Pacific island nations are delicately navigating the turbulent waters of U.S.-China rivalry, seeking to capitalize on economic opportunities while avoiding entanglement in geopolitical tensions escalating in the region.
Ministers and representatives from 16 Pacific nations convened with Japanese Foreign Minister Yoko Kamikawa over the weekend to lay the groundwork for the Pacific Islands Leaders Meeting (PALM) scheduled for July.
Addressing concerns over regional security, Kamikawa affirmed Japan’s commitment to maintaining the status quo, emphasizing opposition to any attempts to alter it.
As China expands its influence in the Pacific, recent developments have raised eyebrows in Washington and Canberra. Last year’s security pact between China and the Solomon Islands rattled traditional allies, prompting a reevaluation of strategic priorities.
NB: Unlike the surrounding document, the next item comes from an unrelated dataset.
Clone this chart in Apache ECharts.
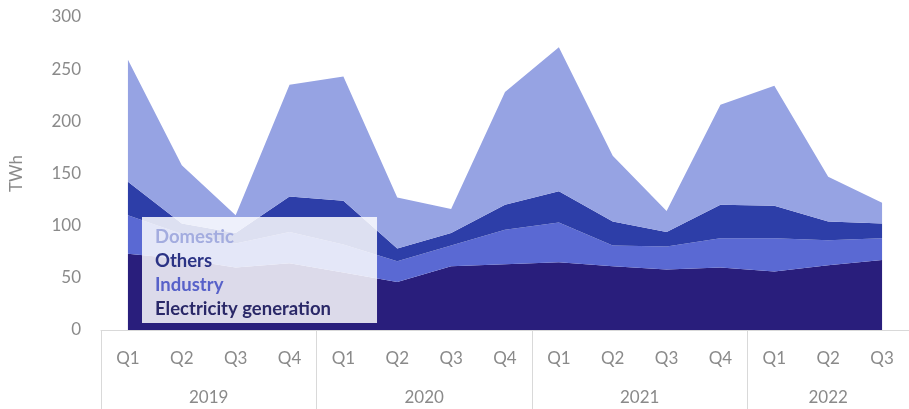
<!DOCTYPE html>
<html>
<head>
<meta charset="utf-8">
<script src="https://cdn.jsdelivr.net/npm/echarts@6/dist/echarts.min.js"></script>
<style>
  html, body { margin: 0; padding: 0; background: #ffffff; }
  #chart { width: 909px; height: 409px; }
</style>
</head>
<body>
<div id="chart"></div>
<script>
// Quarterly consumption by sector, TWh
const quarters = ['Q1', 'Q2', 'Q3', 'Q4', 'Q1', 'Q2', 'Q3', 'Q4', 'Q1', 'Q2', 'Q3', 'Q4', 'Q1', 'Q2', 'Q3'];
const years = ['2019', '2020', '2021', '2022'];
const quartersPerYear = [4, 4, 4, 3];

const electricityGeneration = [73, 68, 60, 64, 55, 46, 61, 63, 65, 61, 58, 60, 56, 62, 67];
const industry = [37, 24, 23, 30, 27, 20, 20, 33, 38, 20, 22, 28, 32, 24, 21];
const others = [32, 10, 10, 34, 42, 12, 12, 24, 30, 23, 14, 32, 31, 18, 14];
const domestic = [117, 56, 17, 107, 119, 49, 23, 108, 138, 63, 20, 96, 115, 43, 20];

const yTicks = [0, 50, 100, 150, 200, 250, 300];

// Year groups: first quarter index of each year and the middle of its span
const yearStarts = [];
const yearMids = [];
let acc = 0;
quartersPerYear.forEach(n => { yearStarts.push(acc); yearMids.push(acc + n / 2); acc += n; });

const FONT = 'Lato';
const GREY = '#8a8a8a';
const LINE = '#d9d9d9';

const colors = {
  'Electricity generation': '#291e7c',
  'Industry': '#5a69d3',
  'Others': '#2d3ea8',
  'Domestic': '#96a3e3'
};

function area(name, data) {
  return {
    name: name,
    type: 'line',
    stack: 'total',
    data: data,
    symbol: 'none',
    lineStyle: { width: 0 },
    areaStyle: { color: colors[name], opacity: 1 },
    itemStyle: { color: colors[name] },
    emphasis: { disabled: true }
  };
}

const chart = echarts.init(document.getElementById('chart'), null, { renderer: 'canvas' });
chart.setOption({
  animation: false,
  textStyle: { fontFamily: FONT },
  grid: { left: 101, right: 0, top: 17, bottom: 79, containLabel: false },
  legend: {
    left: 142,
    top: 217,
    orient: 'vertical',
    selectedMode: false,
    icon: 'none',
    itemWidth: 0,
    itemHeight: 0,
    itemGap: 4,
    padding: [10, 46, 4, 8],
    backgroundColor: 'rgba(255,255,255,0.84)',
    textStyle: { fontFamily: FONT, fontSize: 18.5, fontWeight: 'bold', lineHeight: 20 },
    data: [
      { name: 'Domestic', textStyle: { color: '#a3acdf' } },
      { name: 'Others', textStyle: { color: '#2b3385' } },
      { name: 'Industry', textStyle: { color: '#5761c9' } },
      { name: 'Electricity generation', textStyle: { color: '#2a2868' } }
    ]
  },
  xAxis: [
    {
      type: 'category',
      data: quarters,
      boundaryGap: true,
      axisLine: { lineStyle: { color: LINE, width: 1 } },
      axisTick: {
        show: true,
        length: 80,
        interval: (i) => yearStarts.indexOf(i) >= 0,
        lineStyle: { color: LINE, width: 1 }
      },
      axisLabel: { interval: 0, color: GREY, fontSize: 17, margin: 20, fontFamily: FONT },
      splitLine: { show: false }
    },
    {
      type: 'value',
      min: 0,
      max: quarters.length,
      position: 'bottom',
      axisLine: { show: false },
      axisTick: { show: false },
      splitLine: { show: false },
      axisLabel: {
        customValues: yearMids,
        formatter: (v) => years[yearMids.indexOf(v)],
        color: GREY,
        fontSize: 17,
        margin: 59,
        fontFamily: FONT
      }
    }
  ],
  yAxis: {
    type: 'value',
    min: yTicks[0],
    max: yTicks[yTicks.length - 1],
    interval: yTicks[1] - yTicks[0],
    name: 'TWh',
    nameLocation: 'middle',
    nameGap: 76,
    nameTextStyle: { color: GREY, fontSize: 17, fontFamily: FONT },
    axisLine: { show: false },
    axisTick: { show: false },
    splitLine: { show: false },
    axisLabel: { color: GREY, fontSize: 17, margin: 20, fontFamily: FONT }
  },
  series: [
    area('Electricity generation', electricityGeneration),
    area('Industry', industry),
    area('Others', others),
    area('Domestic', domestic)
  ]
});
</script>
</body>
</html>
Papua New Guinea (PNG) attracted attention when reports surfaced of discussions with Beijing regarding a potential policing agreement, drawing comparisons to its existing cooperation with Washington. PNG’s Foreign Minister Justin Tkatchenko emphasized the nation’s commitment to maintaining relationships with both China and traditional security partners like Australia and the U.S., highlighting the importance of economic ties with China while reaffirming security agreements with Western allies.
Acknowledging the pivotal role of allies’ commitments, Tkatchenko emphasized the need for tangible support. Plans to integrate police officers from Australia and Commonwealth nations into PNG’s police force are progressing, complementing ongoing efforts to enhance defense capabilities with American assistance.
While awaiting further support from the U.S., Pacific nations like Palau, the Federated States of Micronesia, and the Marshall Islands face uncertainty over delayed funding for existing agreements. Despite being strategic partners under the Compacts of Free Association (COFA), these nations await Congress’s approval for crucial economic assistance amid broader political gridlock.
Palau, particularly reliant on U.S. support, is concerned about potential ramifications of further delays, urging swift action to address security concerns. The nation seeks infrastructure development and climate resilience initiatives, underscoring the significant impact of geopolitical tensions on its economic prospects.
Similar sentiments are echoed in the Federated States of Micronesia, where officials rebuffed overtures from China while expressing apprehension over Beijing’s opportunism amidst U.S. funding delays. Secretary of Foreign Affairs Lorin Robert emphasized the importance of maintaining close ties with the U.S. and dismissed Chinese overtures as strategic posturing.
As Pacific nations navigate the complexities of great power competition, economic development, and security imperatives, they remain acutely aware of the need for strategic alignment and international support to safeguard their interests in an increasingly contested region.